__INSTRUCTIONS FOR THE TASK__.
Quote verbatim every line from the line containing "Write the matplotlib code for this chart." to the line containing "epochs = list(range(1, 21))", inclusive of both, and no other line.
====== SOURCE DATA
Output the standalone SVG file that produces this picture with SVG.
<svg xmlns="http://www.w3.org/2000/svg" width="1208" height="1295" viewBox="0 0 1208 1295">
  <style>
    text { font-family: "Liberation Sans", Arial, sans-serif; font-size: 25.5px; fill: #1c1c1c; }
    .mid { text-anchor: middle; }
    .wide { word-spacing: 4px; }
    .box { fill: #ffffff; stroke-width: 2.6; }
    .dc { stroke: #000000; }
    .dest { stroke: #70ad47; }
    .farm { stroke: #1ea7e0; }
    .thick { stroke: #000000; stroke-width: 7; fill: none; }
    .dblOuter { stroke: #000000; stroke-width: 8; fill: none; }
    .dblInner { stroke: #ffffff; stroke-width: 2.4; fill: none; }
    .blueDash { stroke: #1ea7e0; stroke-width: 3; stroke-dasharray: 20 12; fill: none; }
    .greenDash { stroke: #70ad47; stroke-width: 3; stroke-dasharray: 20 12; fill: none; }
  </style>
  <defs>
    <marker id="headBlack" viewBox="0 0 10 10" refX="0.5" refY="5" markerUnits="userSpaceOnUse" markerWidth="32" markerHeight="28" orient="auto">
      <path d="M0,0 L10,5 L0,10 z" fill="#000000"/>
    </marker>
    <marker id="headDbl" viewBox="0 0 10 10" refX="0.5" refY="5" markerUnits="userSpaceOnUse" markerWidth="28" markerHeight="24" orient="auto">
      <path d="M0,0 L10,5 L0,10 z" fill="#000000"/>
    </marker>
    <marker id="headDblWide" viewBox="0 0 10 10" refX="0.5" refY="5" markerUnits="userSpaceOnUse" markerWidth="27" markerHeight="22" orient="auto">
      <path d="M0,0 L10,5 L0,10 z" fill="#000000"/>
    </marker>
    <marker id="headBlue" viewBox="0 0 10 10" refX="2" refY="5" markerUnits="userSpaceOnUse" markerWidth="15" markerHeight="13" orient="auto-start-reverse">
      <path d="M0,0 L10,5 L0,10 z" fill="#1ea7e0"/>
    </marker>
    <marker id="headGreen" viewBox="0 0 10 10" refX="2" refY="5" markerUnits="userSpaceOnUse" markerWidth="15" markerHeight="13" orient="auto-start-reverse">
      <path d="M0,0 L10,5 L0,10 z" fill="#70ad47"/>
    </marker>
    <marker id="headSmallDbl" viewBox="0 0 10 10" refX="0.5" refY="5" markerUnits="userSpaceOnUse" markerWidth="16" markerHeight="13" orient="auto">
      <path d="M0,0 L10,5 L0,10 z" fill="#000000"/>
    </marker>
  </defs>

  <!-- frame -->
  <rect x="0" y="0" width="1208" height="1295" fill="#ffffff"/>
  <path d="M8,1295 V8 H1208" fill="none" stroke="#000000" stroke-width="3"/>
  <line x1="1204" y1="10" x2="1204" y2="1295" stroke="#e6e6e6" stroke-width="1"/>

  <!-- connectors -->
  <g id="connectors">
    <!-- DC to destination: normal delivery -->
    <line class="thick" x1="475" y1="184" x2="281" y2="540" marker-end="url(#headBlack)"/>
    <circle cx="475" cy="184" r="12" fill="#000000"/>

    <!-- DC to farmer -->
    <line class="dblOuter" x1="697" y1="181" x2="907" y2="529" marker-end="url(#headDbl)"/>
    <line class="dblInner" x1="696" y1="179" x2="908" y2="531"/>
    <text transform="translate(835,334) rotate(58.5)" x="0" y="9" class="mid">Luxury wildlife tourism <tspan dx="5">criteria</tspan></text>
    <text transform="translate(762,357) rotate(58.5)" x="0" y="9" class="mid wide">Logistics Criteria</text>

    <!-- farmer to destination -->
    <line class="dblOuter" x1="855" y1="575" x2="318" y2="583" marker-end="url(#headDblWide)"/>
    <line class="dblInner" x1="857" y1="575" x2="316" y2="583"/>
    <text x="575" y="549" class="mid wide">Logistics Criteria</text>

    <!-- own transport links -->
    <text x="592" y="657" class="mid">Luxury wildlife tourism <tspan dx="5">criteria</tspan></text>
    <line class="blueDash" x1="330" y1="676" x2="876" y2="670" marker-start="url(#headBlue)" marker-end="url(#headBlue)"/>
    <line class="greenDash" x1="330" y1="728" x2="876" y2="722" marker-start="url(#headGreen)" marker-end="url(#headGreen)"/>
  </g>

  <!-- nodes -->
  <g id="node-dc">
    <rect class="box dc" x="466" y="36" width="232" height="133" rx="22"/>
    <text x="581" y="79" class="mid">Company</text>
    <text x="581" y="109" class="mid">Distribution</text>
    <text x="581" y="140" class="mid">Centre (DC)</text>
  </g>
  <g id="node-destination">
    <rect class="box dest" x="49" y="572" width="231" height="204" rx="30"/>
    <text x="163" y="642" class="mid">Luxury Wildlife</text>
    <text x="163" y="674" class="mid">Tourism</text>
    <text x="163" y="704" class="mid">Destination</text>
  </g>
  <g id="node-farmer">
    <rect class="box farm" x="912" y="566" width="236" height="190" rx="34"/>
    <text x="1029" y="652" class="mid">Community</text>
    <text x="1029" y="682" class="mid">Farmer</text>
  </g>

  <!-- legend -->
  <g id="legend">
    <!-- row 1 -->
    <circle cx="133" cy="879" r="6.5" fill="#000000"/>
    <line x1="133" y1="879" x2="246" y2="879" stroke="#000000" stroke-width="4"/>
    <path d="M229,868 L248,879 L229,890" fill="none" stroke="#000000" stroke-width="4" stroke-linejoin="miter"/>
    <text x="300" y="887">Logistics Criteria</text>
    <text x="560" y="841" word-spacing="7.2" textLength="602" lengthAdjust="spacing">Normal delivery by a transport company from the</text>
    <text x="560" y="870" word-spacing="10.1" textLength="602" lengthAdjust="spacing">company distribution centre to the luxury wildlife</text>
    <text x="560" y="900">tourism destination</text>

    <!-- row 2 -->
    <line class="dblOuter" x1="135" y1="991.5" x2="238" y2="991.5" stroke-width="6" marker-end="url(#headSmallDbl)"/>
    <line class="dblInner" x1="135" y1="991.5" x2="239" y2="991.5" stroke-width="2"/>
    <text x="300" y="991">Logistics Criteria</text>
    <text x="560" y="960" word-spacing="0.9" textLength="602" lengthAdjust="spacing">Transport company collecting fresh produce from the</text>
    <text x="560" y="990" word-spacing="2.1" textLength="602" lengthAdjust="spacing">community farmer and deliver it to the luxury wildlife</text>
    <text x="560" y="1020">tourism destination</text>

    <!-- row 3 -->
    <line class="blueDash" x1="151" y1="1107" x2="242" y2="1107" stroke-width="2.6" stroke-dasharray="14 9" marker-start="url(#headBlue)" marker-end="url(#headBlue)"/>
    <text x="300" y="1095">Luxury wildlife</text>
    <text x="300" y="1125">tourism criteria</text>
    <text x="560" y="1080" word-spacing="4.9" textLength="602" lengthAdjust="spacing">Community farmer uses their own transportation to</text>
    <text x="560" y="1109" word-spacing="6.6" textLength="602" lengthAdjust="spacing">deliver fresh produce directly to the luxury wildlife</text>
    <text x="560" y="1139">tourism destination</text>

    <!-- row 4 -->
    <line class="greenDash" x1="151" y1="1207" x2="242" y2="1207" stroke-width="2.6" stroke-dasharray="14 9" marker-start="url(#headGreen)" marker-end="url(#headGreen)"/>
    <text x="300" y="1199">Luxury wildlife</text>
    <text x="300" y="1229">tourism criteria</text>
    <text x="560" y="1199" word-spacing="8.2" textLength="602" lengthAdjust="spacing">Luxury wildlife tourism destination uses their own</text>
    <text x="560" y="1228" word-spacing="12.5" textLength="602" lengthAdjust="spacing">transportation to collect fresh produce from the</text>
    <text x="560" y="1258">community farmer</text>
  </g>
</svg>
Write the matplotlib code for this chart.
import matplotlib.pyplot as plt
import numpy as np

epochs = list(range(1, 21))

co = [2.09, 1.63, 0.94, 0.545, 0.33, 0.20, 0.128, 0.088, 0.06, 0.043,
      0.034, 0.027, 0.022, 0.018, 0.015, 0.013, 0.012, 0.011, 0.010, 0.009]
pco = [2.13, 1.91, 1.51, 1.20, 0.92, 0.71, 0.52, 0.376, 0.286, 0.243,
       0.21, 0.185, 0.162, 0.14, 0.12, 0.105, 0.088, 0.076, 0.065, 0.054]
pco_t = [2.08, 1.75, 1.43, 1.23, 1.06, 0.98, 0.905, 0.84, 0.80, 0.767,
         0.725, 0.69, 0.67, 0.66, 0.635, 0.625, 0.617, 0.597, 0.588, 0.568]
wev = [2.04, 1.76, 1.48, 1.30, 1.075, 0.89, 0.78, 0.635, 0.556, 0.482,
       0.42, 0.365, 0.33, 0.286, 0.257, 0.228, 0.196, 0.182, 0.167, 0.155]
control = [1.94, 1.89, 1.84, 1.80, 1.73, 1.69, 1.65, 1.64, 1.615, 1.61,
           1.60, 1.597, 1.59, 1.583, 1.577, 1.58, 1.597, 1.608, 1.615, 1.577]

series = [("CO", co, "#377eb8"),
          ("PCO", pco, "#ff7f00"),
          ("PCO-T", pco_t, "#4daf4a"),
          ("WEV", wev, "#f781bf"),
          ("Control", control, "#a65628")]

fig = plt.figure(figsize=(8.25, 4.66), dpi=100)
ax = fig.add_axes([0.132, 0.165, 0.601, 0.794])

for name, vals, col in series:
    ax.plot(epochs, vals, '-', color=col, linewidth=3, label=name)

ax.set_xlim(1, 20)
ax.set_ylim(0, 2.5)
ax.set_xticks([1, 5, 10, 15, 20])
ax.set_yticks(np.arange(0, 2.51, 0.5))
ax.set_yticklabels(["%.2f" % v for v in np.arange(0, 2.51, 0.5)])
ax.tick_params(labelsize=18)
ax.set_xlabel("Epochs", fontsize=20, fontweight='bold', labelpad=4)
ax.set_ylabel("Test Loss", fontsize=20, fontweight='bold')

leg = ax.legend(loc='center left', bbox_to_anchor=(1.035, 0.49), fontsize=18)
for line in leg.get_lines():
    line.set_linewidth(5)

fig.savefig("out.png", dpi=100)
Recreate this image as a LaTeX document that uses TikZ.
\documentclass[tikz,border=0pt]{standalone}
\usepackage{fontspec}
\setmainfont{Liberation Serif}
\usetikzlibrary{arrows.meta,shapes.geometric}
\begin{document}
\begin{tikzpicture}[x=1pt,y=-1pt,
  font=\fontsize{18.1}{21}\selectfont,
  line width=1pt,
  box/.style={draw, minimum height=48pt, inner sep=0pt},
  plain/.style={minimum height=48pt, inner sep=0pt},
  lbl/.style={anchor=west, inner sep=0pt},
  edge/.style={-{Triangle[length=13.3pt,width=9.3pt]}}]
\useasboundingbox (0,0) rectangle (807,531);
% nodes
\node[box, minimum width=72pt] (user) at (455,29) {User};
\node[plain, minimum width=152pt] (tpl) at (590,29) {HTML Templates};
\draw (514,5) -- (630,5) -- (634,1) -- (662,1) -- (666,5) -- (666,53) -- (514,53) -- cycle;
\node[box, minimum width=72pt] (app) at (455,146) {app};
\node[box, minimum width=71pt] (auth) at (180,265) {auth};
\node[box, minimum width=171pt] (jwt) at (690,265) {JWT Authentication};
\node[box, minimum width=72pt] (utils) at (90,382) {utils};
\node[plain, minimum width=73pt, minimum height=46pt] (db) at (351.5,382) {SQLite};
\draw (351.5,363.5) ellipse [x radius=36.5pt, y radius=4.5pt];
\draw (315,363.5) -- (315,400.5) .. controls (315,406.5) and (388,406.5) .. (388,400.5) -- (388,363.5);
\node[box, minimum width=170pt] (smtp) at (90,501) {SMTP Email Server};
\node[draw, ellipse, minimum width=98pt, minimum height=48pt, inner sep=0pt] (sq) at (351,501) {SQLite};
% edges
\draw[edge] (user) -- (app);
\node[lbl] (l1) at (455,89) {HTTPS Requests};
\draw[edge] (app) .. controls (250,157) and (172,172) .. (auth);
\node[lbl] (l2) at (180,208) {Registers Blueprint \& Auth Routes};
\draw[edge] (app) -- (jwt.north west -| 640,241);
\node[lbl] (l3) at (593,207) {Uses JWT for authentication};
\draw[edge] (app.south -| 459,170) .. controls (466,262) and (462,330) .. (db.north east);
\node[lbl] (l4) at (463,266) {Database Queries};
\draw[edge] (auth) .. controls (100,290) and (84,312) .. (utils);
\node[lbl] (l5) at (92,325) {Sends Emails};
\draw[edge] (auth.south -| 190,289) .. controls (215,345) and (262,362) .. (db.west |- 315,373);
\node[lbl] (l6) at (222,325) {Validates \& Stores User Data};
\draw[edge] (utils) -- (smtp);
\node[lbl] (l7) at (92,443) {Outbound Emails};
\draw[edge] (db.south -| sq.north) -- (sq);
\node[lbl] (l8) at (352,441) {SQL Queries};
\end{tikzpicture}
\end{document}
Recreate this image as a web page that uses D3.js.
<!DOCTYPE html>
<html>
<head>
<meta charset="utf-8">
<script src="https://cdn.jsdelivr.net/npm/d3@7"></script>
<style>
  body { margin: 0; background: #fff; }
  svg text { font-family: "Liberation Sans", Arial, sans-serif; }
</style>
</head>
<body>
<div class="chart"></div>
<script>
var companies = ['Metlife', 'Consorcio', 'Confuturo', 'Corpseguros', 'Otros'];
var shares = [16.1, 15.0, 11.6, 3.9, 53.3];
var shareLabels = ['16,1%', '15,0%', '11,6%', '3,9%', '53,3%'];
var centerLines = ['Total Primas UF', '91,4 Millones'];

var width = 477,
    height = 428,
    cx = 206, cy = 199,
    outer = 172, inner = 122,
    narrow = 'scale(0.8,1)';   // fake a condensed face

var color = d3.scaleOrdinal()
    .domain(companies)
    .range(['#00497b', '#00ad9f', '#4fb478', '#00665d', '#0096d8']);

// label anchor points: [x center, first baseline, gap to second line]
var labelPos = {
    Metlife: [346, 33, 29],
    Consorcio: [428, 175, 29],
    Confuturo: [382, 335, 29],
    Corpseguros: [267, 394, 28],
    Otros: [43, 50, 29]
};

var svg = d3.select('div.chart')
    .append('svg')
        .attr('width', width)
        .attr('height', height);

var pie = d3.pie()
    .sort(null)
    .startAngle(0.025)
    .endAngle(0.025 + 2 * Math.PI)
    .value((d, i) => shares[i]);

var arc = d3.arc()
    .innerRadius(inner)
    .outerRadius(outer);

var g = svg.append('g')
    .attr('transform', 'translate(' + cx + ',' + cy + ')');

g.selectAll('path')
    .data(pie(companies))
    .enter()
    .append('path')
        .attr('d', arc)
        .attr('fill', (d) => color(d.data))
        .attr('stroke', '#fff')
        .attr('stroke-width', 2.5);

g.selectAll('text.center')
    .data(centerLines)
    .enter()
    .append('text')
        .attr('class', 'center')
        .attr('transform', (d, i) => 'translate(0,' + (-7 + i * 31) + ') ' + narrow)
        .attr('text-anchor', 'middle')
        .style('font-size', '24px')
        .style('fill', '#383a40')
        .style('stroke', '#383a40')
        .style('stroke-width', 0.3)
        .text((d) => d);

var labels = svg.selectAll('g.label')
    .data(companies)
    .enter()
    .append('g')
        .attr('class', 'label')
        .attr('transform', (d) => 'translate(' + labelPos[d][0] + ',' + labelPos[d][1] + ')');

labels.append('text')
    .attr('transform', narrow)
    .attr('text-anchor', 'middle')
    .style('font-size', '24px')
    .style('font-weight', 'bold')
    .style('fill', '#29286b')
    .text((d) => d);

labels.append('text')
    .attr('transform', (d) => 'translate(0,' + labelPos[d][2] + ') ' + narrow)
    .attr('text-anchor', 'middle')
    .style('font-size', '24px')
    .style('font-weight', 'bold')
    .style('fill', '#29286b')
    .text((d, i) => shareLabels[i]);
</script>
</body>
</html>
============
__ANSWER TO THIS EXERCISE__.
Write the matplotlib code for this chart.
import matplotlib.pyplot as plt
import numpy as np

epochs = list(range(1, 21))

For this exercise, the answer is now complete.